There is also a collection of celebrity guests, including Art Carney, Bea Arthur, Harvey Korman and Jefferson Starship. You’d be correct in assuming that none of those people fits into the Star Wars universe.

Korman, who seems like he wandered in from the set of The Carol Burnett Show, plays three different characters in a series of random sketches that feel completely out of place. One involves him as a four-armed chef hosting a cooking show because, sure, why not?

Jefferson Starship, having nearly completed the transition from Jefferson Airplane to Starship, performs a truly dreadful song that is watched by the youngest Wookiee. Grandpa Wookiee watches a song performed by Diahann Carroll that comes across like he’s watching a phone sex girl.

TV_star wars special_chewie_family_122415Arthur fares best as the singing owner of a bar that is being shut down by the evil Empire, but the scene feels disconnected from the rest of the special.

The special is perhaps best-known for a cheaply animated sequence that features the inauspicious introduction of the bounty hunter Boba Fett.

Fisher as Princess Leia concludes the special, singing a song celebrating Life Day to the tune of the Star Wars theme.

Some of this may read as borderline parody, and while some of it does play as so-bad-it’s-good fun, most of it is unwatchable.

You would think Lucas would have learned his lesson to steer clear of Christmas, but in 1980, Christmas in the Stars: Star Wars Christmas Album surfaced. The album was the brainchild of producer Meco who found great success with Star Wars and Other Galactic Funk, a disco version of the Star Wars score.

Meco wrote Lucas a letter with his concept for the album, and Lucas signed off on it. Daniels once again appeared as C-3PO, and sound designer Ben Burtt contributed authentic sound effects for R2-D2 and Chewbacca.

While the Holiday Special was seen as an abject failure, the album became a success with “What Can You Get a Wookiee for Christmas (When He Already Owns a Comb),” reaching No. 69 on the Billboard Hot 100 chart.

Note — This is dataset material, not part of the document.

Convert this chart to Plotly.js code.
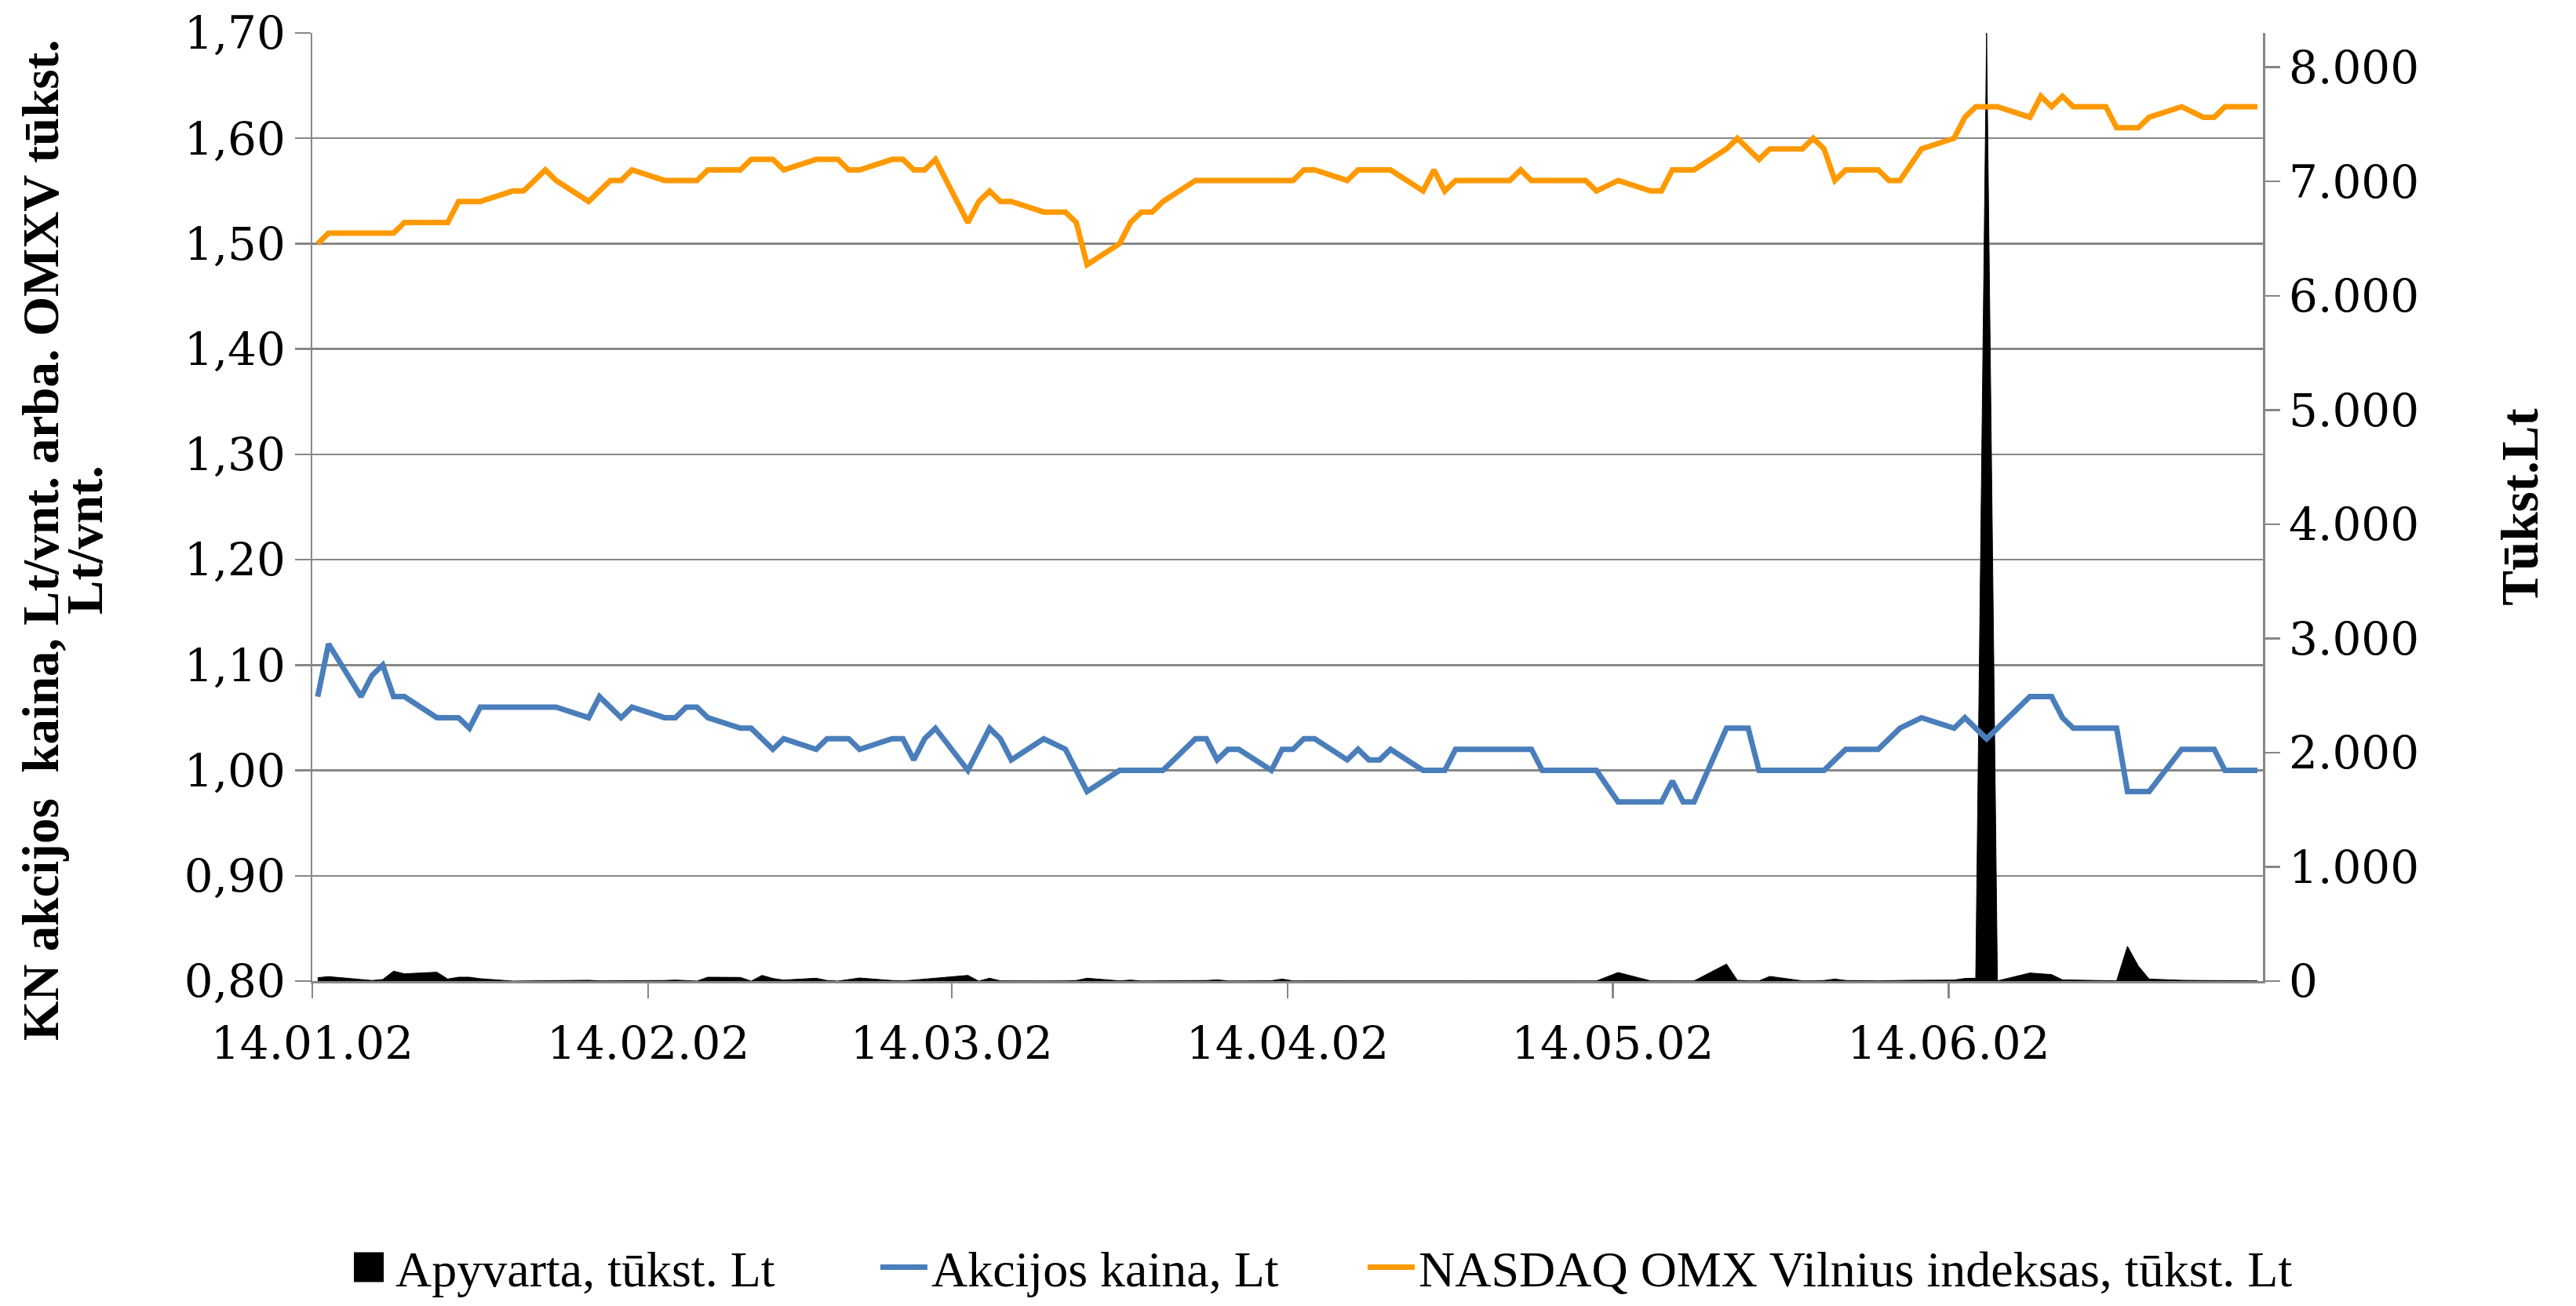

Christmas in the Stars also has the distinction of featuring the first professional recording of Jon Bon Jovi (credited under his birth name John Bongiovi) on “R2-D2 We Wish You A Merry Christmas.” His cousin, Tony Bongiovi co-produced the album and ran the recording studio at which it was recorded, where the future rocker was sweeping floors.

To call Christmas in the Stars genuinely good would be an overstatement, but the album succeeds where the special failed by creating a product that is aware of its absurdity and doesn’t shy away from it.

As the title suggests, the album fully embraces the idea of Christmas in the Star Wars universe, which makes no logical sense, but that’s part of the album’s campy appeal. With lyrics like “Everyone will have a cookie, I bought extra for the Wookiee,” it is pure unadulterated cheese.

Odd as it may seem, in the right mindset, Christmas in the Stars may actually help you get in the holiday spirit. So, while it is wise to wish R2D2 a merry Christmas, Chewie may rip your arms off if you wish him a happy Life Day.